The film’s alternative systems — Cuban, British, and French — offer “free” care and unfailingly friendly caregivers. Recipients express their gratitude and expectation: the system makes sense, after all. “It all began with democracy,” beams former member of Parliament Tony Benn, which “gave the poor the vote” and “moved the power from the wallet to the ballot.” Imagine, Moore submits, that a government would look after its people before its businesses, noting that after WWII, England decided to pull together by mandating free health care. By contrast, after 9/11, the US rejected such “pulling together” and focused instead on going to war.
Though Moore purports to seek the costs (the higher taxes in France and England), he doesn’t find an interview subject to complain about it.

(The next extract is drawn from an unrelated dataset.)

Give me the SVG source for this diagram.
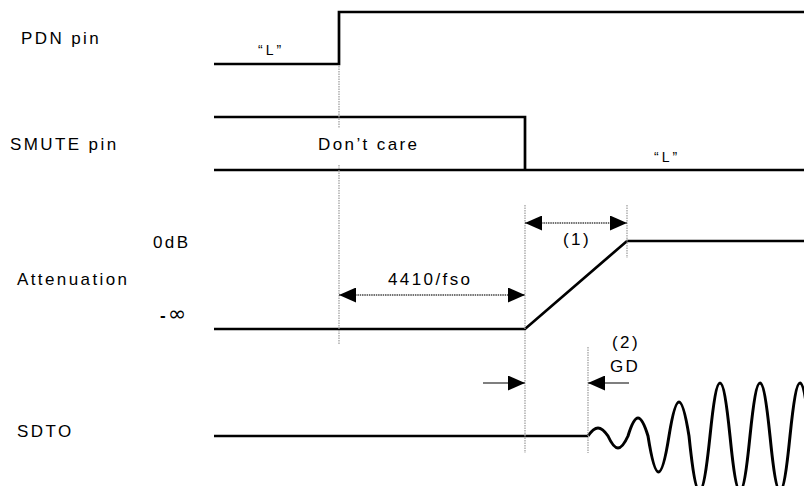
<svg xmlns="http://www.w3.org/2000/svg" width="804" height="486" viewBox="0 0 804 486">
<style>
.sig{fill:none;stroke:#000;stroke-width:2.7;stroke-linejoin:miter}
.wave{fill:none;stroke:#000;stroke-width:3;stroke-linejoin:round}
.guide{fill:none;stroke:#999;stroke-width:1.2;stroke-dasharray:1.5,1}
.dim{fill:none;stroke:#444;stroke-width:1.3;stroke-dasharray:1.5,0.8}
.dims{fill:none;stroke:#555;stroke-width:1.4}
.lbl{font-family:"Liberation Sans",Arial,sans-serif;font-size:17px;letter-spacing:2.4px;fill:#000}
.sm{font-family:"Liberation Sans",Arial,sans-serif;font-size:14px;letter-spacing:3px;fill:#000}
</style>
<defs>
<marker id="ah" markerUnits="userSpaceOnUse" markerWidth="17" markerHeight="15" refX="17" refY="7.5" orient="auto-start-reverse" viewBox="0 0 17 15">
<path d="M0,0 L17,7.5 L0,15 z" fill="#000"/>
</marker>
</defs>
<rect width="804" height="486" fill="#fff"/>
<g id="labels">
<text class="lbl" x="21" y="44">PDN pin</text>
<text class="lbl" x="10" y="150">SMUTE pin</text>
<text class="lbl" x="17" y="285">Attenuation</text>
<text class="lbl" x="17" y="437">SDTO</text>
<text class="lbl" x="153" y="248">0dB</text>
<text class="lbl" x="160" y="321" style="font-weight:bold">-<tspan dx="0" style="font-family:'DejaVu Sans',sans-serif;font-weight:normal;font-size:22px;letter-spacing:0">∞</tspan></text>
</g>
<g id="pdn">
<path class="sig" d="M214,64 H339 V12 H804"/>
<text class="sm" x="258" y="55">“L”</text>
</g>
<g id="smute">
<path class="sig" d="M214,117 H525 V170"/>
<path class="sig" d="M214,170 H804"/>
<text class="lbl" x="318" y="150">Don’t care</text>
<text class="sm" x="654" y="162">“L”</text>
</g>
<g id="attenuation">
<path class="sig" d="M214,329 H525 L627,241 H804"/>
</g>
<g id="sdto">
<path class="sig" d="M214,436 H588"/>
<path class="wave" d="M588,436 C595.3,425.3 600.7,425.3 608,436 C615.3,452 620.7,452 628,436 C635.3,412 640.7,412 648,436 C655.6,484 661.4,484 669,436 C676.3,390.7 681.7,390.7 689,436 C696.6,509 702.4,509 710,436 C717.3,365.3 722.7,365.3 730,436 C737.3,509 742.7,509 750,436 C757.3,365.3 762.7,365.3 770,436 C777.3,509 782.7,509 790,436 C797.3,365.3 802.7,365.3 810,436"/>
</g>
<g id="connectors">
<path class="guide" d="M339,66 V128 M339,165 V345"/>
<path class="guide" d="M525,205 V453"/>
<path class="guide" d="M627,205 V258"/>
<path class="guide" d="M588,347 V453"/>
<line class="dim" x1="339" y1="295" x2="525" y2="295" marker-start="url(#ah)" marker-end="url(#ah)"/>
<line class="dim" x1="525" y1="223" x2="627" y2="223" marker-start="url(#ah)" marker-end="url(#ah)"/>
<line class="dims" x1="483" y1="383" x2="525" y2="383" marker-end="url(#ah)"/>
<line class="dims" x1="629" y1="383" x2="588" y2="383" marker-end="url(#ah)"/>
</g>
<g id="dim-labels">
<text class="lbl" x="388" y="285">4410/fso</text>
<text class="lbl" x="563" y="245">(1)</text>
<text class="lbl" x="612" y="348">(2)</text>
<text class="lbl" x="610" y="372">GD</text>
</g>
</svg>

Instead, citizens speak to the reasonable lives they lead, their affordable rent, and their vacations (one woman keeps a collection of sand from the many beaches she’s visited). If the scene seems like gimmicky overkill, it leads to the more pithy point: in France, says an expatriate interviewee, “The government is afraid of the people, they’re afraid of protests, they’re afraid of reactions from the people, whereas in the States people are afraid of the government. They’re afraid of acting up, they’re afraid of protesting, they’re afraid of getting out.”
As Sicko has it, the most effective resistance in the States is not highly visible. The examples are sympathetic, tragic, and sometimes fierce. Again, the overt case-making looks simplistic, but the film’s narrative is crafty. A 22-year-old cancer patient marries a Canadian so she can afford treatment by crossing the Detroit River periodically. While she notes that she’s telling “little white lies,” Moore again makes the broader point: “Yes, what Adrienne was doing was illegal. But we’re Americans. We go into other countries when we need to.” Looking at street surveillance tape of an impoverished patient being dumped by hospital employees onto Skid Row, he submits that a nation might be judged both by how it treats “those who are worst off” and those it deems its “best,” that is, the 9/11 heroes.
While it articulates all kinds of individual rage at these consistent failures, the film’s most effective moment is also self-congratulatory. Denied coverage for his daughter’s treatment, a man writes Cigna (“without my permission,” notes Moore), announcing that Michael Moore is making a movie about health care. “Have you ever been in a film before?”, he writes, at which point, the company calls to reverse the denial. If a movie not even made yet had such effect, maybe Sicko will inspire someone else, somewhere, to make a right decision.